- **GOAL OF THE EXERCISE**
Can you transcribe the data exactly? Leave the pictures out.

[START SUPPLIED MATERIAL]

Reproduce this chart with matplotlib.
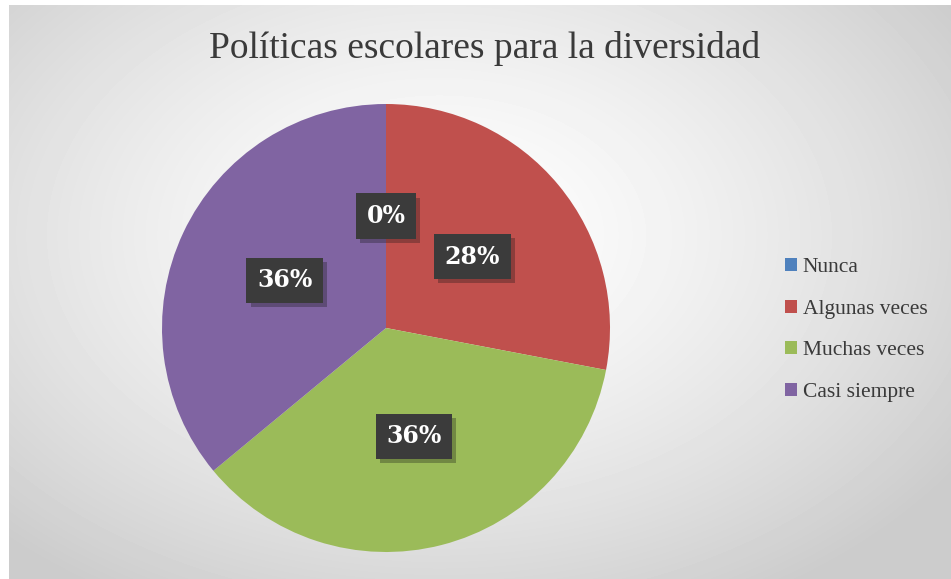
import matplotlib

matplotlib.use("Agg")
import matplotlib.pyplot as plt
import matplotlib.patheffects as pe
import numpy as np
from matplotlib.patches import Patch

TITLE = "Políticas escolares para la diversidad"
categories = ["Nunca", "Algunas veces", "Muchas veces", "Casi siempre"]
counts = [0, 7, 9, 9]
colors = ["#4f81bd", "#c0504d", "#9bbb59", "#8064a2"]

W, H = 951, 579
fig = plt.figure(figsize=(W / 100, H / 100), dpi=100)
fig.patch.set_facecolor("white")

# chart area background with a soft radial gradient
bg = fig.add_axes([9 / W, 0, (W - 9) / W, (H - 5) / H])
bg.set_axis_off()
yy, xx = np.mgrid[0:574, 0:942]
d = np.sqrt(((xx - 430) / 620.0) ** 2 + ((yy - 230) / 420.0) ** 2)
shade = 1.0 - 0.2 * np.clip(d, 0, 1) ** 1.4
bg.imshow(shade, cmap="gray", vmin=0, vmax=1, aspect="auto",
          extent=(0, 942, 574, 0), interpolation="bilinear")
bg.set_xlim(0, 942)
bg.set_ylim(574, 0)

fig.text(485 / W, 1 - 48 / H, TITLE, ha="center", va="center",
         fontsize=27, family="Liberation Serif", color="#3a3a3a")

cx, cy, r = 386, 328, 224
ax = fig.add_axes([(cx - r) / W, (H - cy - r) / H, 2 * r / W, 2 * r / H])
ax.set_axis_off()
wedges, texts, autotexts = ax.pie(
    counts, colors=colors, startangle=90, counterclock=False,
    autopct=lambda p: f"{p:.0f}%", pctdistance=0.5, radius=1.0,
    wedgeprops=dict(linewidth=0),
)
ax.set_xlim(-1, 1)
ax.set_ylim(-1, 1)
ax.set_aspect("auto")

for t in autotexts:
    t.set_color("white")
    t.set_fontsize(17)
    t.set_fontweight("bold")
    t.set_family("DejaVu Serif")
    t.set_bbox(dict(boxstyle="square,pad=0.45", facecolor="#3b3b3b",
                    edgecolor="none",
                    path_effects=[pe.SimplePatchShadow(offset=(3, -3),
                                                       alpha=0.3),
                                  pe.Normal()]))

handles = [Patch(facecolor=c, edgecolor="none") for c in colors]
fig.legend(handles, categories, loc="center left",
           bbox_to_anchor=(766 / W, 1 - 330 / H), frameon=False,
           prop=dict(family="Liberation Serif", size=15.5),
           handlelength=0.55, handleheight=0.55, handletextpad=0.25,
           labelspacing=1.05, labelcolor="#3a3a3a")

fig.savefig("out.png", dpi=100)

[END SUPPLIED MATERIAL]

- **FULL SOLUTION**
Reproduce this chart with matplotlib.
import matplotlib

matplotlib.use("Agg")
import matplotlib.pyplot as plt
import matplotlib.patheffects as pe
import numpy as np
from matplotlib.patches import Patch

TITLE = "Políticas escolares para la diversidad"
categories = ["Nunca", "Algunas veces", "Muchas veces", "Casi siempre"]
counts = [0, 7, 9, 9]
colors = ["#4f81bd", "#c0504d", "#9bbb59", "#8064a2"]

W, H = 951, 579
fig = plt.figure(figsize=(W / 100, H / 100), dpi=100)
fig.patch.set_facecolor("white")

# chart area background with a soft radial gradient
bg = fig.add_axes([9 / W, 0, (W - 9) / W, (H - 5) / H])
bg.set_axis_off()
yy, xx = np.mgrid[0:574, 0:942]
d = np.sqrt(((xx - 430) / 620.0) ** 2 + ((yy - 230) / 420.0) ** 2)
shade = 1.0 - 0.2 * np.clip(d, 0, 1) ** 1.4
bg.imshow(shade, cmap="gray", vmin=0, vmax=1, aspect="auto",
          extent=(0, 942, 574, 0), interpolation="bilinear")
bg.set_xlim(0, 942)
bg.set_ylim(574, 0)

fig.text(485 / W, 1 - 48 / H, TITLE, ha="center", va="center",
         fontsize=27, family="Liberation Serif", color="#3a3a3a")

cx, cy, r = 386, 328, 224
ax = fig.add_axes([(cx - r) / W, (H - cy - r) / H, 2 * r / W, 2 * r / H])
ax.set_axis_off()
wedges, texts, autotexts = ax.pie(
    counts, colors=colors, startangle=90, counterclock=False,
    autopct=lambda p: f"{p:.0f}%", pctdistance=0.5, radius=1.0,
    wedgeprops=dict(linewidth=0),
)
ax.set_xlim(-1, 1)
ax.set_ylim(-1, 1)
ax.set_aspect("auto")

for t in autotexts:
    t.set_color("white")
    t.set_fontsize(17)
    t.set_fontweight("bold")
    t.set_family("DejaVu Serif")
    t.set_bbox(dict(boxstyle="square,pad=0.45", facecolor="#3b3b3b",
                    edgecolor="none",
                    path_effects=[pe.SimplePatchShadow(offset=(3, -3),
                                                       alpha=0.3),
                                  pe.Normal()]))

handles = [Patch(facecolor=c, edgecolor="none") for c in colors]
fig.legend(handles, categories, loc="center left",
           bbox_to_anchor=(766 / W, 1 - 330 / H), frameon=False,
           prop=dict(family="Liberation Serif", size=15.5),
           handlelength=0.55, handleheight=0.55, handletextpad=0.25,
           labelspacing=1.05, labelcolor="#3a3a3a")

fig.savefig("out.png", dpi=100)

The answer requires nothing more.